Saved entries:
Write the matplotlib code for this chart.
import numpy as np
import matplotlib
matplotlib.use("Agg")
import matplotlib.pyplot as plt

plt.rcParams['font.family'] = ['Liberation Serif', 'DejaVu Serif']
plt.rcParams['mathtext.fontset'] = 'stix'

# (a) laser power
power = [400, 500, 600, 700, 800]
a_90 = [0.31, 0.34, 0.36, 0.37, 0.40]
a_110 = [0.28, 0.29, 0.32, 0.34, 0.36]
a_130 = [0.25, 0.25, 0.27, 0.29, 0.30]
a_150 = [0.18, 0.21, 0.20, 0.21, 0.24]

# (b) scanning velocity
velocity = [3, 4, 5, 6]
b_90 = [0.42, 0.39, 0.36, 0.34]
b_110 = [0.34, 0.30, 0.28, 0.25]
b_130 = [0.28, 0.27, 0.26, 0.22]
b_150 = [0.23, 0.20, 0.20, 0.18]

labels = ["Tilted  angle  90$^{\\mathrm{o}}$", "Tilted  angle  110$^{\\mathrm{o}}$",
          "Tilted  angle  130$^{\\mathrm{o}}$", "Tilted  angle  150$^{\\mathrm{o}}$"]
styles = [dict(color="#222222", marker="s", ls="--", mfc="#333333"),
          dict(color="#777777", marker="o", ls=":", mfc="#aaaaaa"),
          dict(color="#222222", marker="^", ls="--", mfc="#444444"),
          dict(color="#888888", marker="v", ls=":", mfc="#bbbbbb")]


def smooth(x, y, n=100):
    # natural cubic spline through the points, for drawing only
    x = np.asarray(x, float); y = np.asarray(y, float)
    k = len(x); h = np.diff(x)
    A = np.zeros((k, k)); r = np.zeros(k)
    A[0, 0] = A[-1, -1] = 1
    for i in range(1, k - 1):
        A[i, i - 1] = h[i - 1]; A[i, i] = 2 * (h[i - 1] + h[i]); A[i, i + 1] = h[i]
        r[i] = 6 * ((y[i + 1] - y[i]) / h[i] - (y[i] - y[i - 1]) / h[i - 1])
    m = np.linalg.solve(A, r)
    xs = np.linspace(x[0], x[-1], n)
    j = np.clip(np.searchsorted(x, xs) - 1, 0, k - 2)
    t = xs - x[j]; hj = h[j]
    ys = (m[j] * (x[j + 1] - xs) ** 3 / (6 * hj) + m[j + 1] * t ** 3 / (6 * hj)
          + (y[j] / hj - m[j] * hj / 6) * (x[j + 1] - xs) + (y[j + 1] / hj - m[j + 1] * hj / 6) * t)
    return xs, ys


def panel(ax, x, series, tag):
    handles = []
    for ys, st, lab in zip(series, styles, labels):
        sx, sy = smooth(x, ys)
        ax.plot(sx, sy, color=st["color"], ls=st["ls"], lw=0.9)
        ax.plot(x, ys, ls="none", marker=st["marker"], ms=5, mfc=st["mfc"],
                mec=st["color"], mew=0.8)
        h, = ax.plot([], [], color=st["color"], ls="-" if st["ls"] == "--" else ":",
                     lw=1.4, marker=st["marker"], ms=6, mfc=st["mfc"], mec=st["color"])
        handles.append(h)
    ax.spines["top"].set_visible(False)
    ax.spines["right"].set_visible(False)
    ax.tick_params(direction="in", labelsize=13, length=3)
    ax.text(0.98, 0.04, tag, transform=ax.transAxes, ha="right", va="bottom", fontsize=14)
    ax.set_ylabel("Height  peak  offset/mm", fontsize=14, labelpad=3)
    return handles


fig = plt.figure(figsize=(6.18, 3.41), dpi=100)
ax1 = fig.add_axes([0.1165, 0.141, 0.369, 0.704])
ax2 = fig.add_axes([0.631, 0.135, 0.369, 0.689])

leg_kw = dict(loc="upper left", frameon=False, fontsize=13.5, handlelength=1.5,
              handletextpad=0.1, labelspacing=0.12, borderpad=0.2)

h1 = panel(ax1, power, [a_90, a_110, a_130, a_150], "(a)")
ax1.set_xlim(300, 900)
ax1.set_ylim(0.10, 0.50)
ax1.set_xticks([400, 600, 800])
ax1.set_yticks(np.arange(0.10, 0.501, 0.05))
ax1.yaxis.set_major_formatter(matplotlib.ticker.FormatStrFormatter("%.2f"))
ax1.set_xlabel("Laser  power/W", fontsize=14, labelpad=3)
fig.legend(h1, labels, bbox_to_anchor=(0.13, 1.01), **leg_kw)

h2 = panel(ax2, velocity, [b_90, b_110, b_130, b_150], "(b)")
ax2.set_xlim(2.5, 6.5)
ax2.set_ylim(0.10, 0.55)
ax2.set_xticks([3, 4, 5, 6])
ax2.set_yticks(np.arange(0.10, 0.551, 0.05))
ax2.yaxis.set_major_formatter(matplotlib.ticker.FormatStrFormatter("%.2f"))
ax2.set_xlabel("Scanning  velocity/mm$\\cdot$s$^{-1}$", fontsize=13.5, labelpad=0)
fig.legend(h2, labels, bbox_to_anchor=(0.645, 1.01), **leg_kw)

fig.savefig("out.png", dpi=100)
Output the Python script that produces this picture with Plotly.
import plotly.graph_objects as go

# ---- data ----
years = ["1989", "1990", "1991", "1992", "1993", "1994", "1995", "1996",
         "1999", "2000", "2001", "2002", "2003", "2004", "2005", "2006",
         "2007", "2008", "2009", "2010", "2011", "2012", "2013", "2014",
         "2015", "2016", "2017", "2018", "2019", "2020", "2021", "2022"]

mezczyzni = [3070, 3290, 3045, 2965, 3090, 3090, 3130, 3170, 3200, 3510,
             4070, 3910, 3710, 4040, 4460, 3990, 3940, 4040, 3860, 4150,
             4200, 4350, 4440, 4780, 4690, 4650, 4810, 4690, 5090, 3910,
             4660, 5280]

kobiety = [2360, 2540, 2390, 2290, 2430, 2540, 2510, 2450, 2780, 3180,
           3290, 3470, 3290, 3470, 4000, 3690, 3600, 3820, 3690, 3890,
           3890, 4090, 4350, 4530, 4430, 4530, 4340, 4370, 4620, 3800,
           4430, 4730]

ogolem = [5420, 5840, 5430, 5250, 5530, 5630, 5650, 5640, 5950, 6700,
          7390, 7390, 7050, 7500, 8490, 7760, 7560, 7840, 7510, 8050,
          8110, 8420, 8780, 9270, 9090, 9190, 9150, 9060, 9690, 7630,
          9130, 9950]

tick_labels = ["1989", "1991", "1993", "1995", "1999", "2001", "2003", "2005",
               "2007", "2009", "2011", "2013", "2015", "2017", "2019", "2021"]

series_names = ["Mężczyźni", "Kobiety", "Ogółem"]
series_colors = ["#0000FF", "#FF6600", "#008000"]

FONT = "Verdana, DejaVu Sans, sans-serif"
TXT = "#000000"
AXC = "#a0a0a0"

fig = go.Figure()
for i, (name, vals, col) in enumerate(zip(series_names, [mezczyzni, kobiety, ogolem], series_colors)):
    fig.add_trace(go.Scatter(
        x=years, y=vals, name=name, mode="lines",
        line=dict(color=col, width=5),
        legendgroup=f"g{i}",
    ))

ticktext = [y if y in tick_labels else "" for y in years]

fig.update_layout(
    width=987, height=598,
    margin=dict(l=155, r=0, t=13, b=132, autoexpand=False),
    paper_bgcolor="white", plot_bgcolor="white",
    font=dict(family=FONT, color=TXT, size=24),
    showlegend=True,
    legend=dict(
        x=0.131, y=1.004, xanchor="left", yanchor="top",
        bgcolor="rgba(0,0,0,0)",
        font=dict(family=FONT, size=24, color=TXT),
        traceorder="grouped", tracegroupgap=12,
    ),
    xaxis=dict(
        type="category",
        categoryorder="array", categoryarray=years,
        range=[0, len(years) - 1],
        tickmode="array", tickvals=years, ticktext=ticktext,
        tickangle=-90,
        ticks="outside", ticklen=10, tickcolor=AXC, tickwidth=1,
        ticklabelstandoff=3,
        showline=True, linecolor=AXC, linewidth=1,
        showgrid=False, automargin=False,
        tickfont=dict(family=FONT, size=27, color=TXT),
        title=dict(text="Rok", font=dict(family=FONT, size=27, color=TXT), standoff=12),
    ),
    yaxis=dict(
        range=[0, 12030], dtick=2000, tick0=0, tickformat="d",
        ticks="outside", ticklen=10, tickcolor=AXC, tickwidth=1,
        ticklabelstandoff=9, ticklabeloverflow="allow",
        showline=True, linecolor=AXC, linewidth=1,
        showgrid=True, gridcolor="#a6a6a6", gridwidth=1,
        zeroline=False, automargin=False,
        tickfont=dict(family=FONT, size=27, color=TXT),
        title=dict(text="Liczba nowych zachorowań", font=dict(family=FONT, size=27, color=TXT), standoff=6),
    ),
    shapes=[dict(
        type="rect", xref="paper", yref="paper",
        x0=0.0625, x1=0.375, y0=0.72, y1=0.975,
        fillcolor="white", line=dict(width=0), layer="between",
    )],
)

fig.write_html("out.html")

**What needs to be done:**
Produce the lines from the top of the listing through the "plt.rcParams['mathtext.fontset'] = 'stix'" line exactly as they appear, with no additional output.

**Solution for this exercise:**
Write the matplotlib code for this chart.
import numpy as np
import matplotlib
matplotlib.use("Agg")
import matplotlib.pyplot as plt

plt.rcParams['font.family'] = ['Liberation Serif', 'DejaVu Serif']
plt.rcParams['mathtext.fontset'] = 'stix'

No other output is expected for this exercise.